The male characters are more cliché: Louise’s lover Dada (John McHatton), a handsome young Resistance hero; the dangerous double agent Groulin (Michael A. Green), an oily manipulator; an obtuse hedonistic German Nazi General (William Broderick), his obsequious Nazi soldiers, played by actors Zachary Harris Martin and Jack Farrell who are also double-cast in some other cameo roles; and the character Raoul (Matthew James Fitzgerald), a wine merchant who keeps popping up.

Matthew James Fitzgerald as Raoul, the wine merchant.

The idea to locate the story of the French Resistance in a Parisian bordello is quite plausible and full of theatrical possibilities. However, the author has tried to pack too many characters with too many incidences into a story spread over four years (1940-1945). France during that time was divided into two zones—the Nazi occupied zone and the collaborationist Vichy Government. The French Resistance movement was a complex web of underground activity with international connections. (Even Irish Samuel Beckett belonged to the cell ‘Gloria’, which was denounced by a priest—but that’s another story.)

Louise bids farewell to her French Resistance lover, code named DADA. Marlain Angelides, John McHatton.

The play would have been served better with fewer and better developed characters and fewer but more compelling scenes.
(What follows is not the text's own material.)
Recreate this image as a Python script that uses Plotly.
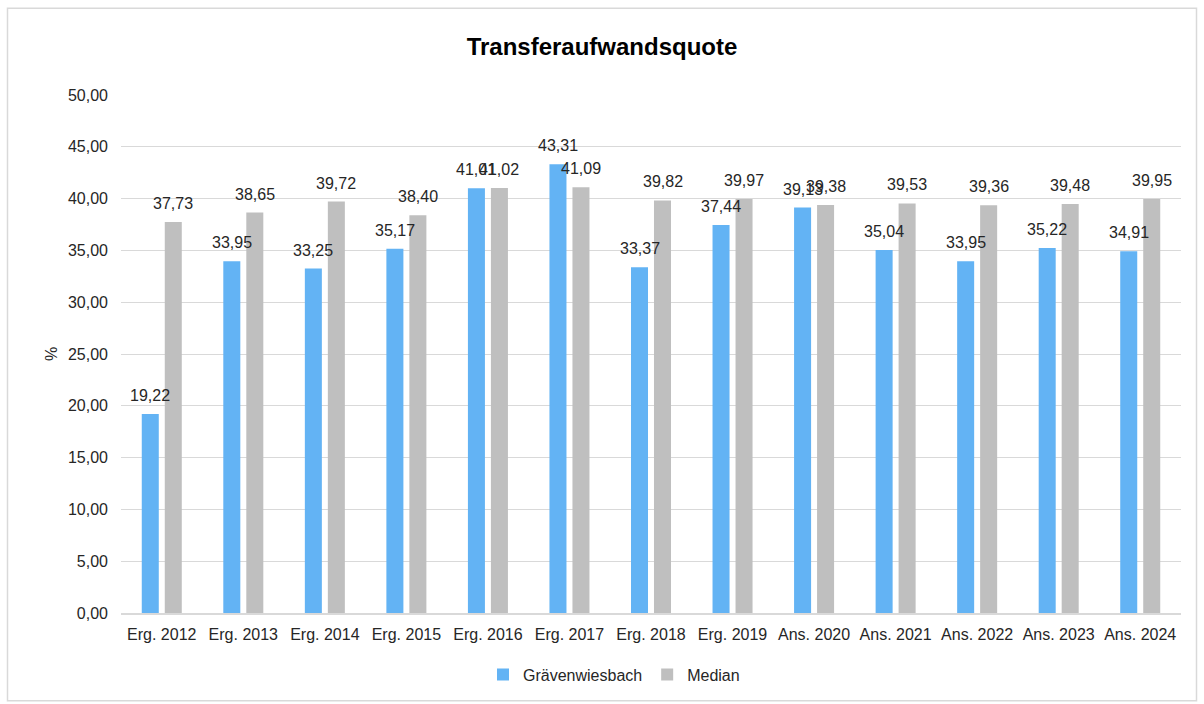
import plotly.graph_objects as go

categories = ["Erg. 2012", "Erg. 2013", "Erg. 2014", "Erg. 2015", "Erg. 2016", "Erg. 2017",
              "Erg. 2018", "Erg. 2019", "Ans. 2020", "Ans. 2021", "Ans. 2022", "Ans. 2023", "Ans. 2024"]
graevenwiesbach = [19.22, 33.95, 33.25, 35.17, 41.01, 43.31, 33.37, 37.44, 39.13, 35.04, 33.95, 35.22, 34.91]
median = [37.73, 38.65, 39.72, 38.40, 41.02, 41.09, 39.82, 39.97, 39.38, 39.53, 39.36, 39.48, 39.95]
y_ticks = [0, 5, 10, 15, 20, 25, 30, 35, 40, 45, 50]

def fmt(v):
    return f"{v:.2f}".replace(".", ",")

font_family = "Liberation Sans, Arial, sans-serif"
txt_color = "#262626"

fig = go.Figure()
fig.add_trace(go.Bar(name="Grävenwiesbach", x=categories, y=graevenwiesbach,
                     marker_color="#63B3F4", marker_line_width=0))
fig.add_trace(go.Bar(name="Median", x=categories, y=median,
                     marker_color="#BFBFBF", marker_line_width=0))

# value labels above the bars
for series, shift in ((graevenwiesbach, -11.5), (median, 11.5)):
    for cat, v in zip(categories, series):
        fig.add_annotation(x=cat, y=v, text=fmt(v), showarrow=False,
                           xshift=shift, yshift=8, yanchor="bottom",
                           font=dict(size=16, color=txt_color, family=font_family))

fig.update_layout(
    width=1204, height=704,
    paper_bgcolor="white", plot_bgcolor="white",
    separators=",.",
    barmode="group", bargap=0.436, bargroupgap=0.26,
    margin=dict(l=121, r=23, t=95, b=89),
    font=dict(family=font_family, size=16, color=txt_color),
    title=dict(text="<b>Transferaufwandsquote</b>", x=0.5, xanchor="center",
               y=1 - 47 / 704, yanchor="middle",
               font=dict(size=24, color="#000000", family=font_family)),
    legend=dict(orientation="h", x=(614 - 121) / 1060, xanchor="center", y=-0.119, yanchor="middle",
                font=dict(size=16, color=txt_color), traceorder="normal",
                itemwidth=30, tracegroupgap=0),
    showlegend=True,
)
fig.update_xaxes(showgrid=False, showline=True, linecolor="#D9D9D9", linewidth=1.5,
                 ticks="", ticklabelstandoff=6, tickfont=dict(size=16, color=txt_color))
fig.update_yaxes(range=[0, 50], tickvals=y_ticks, tickformat=".2f",
                 showgrid=True, gridcolor="#D9D9D9", gridwidth=1,
                 zeroline=False, showline=False, ticks="", ticklabelstandoff=12,
                 tickfont=dict(size=16, color=txt_color),
                 title=dict(text="%", font=dict(size=16, color=txt_color), standoff=6))

# outer chart border
fig.add_shape(type="rect", xref="paper", yref="paper",
              x0=(7.5 - 121) / 1060, x1=(1196.5 - 121) / 1060,
              y0=(615 - 703) / 520, y1=(615 - 8) / 520,
              line=dict(color="#D9D9D9", width=1.5), fillcolor="rgba(0,0,0,0)", layer="below")

fig.write_html("out.html", post_script="document.body.style.margin='0';",
               config={"displayModeBar": False})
Fewer choice pieces of scenery would mean less awkward in and out shifting of furniture that would have cut performance time. A cabaret style play with farcical and dramatic elements is best served in ninety minutes straight without intermission. Even so, I think that “Café Resistance” is a timely reminder of life in war times and under dictatorship, and how much individual courage it takes not to give in. On a metaphorical level, the play also demonstrates that corruption is not where “the moral majority” might think it exists but that the “bordello” can be established in the very centers of power where prostitution becomes the name of the game.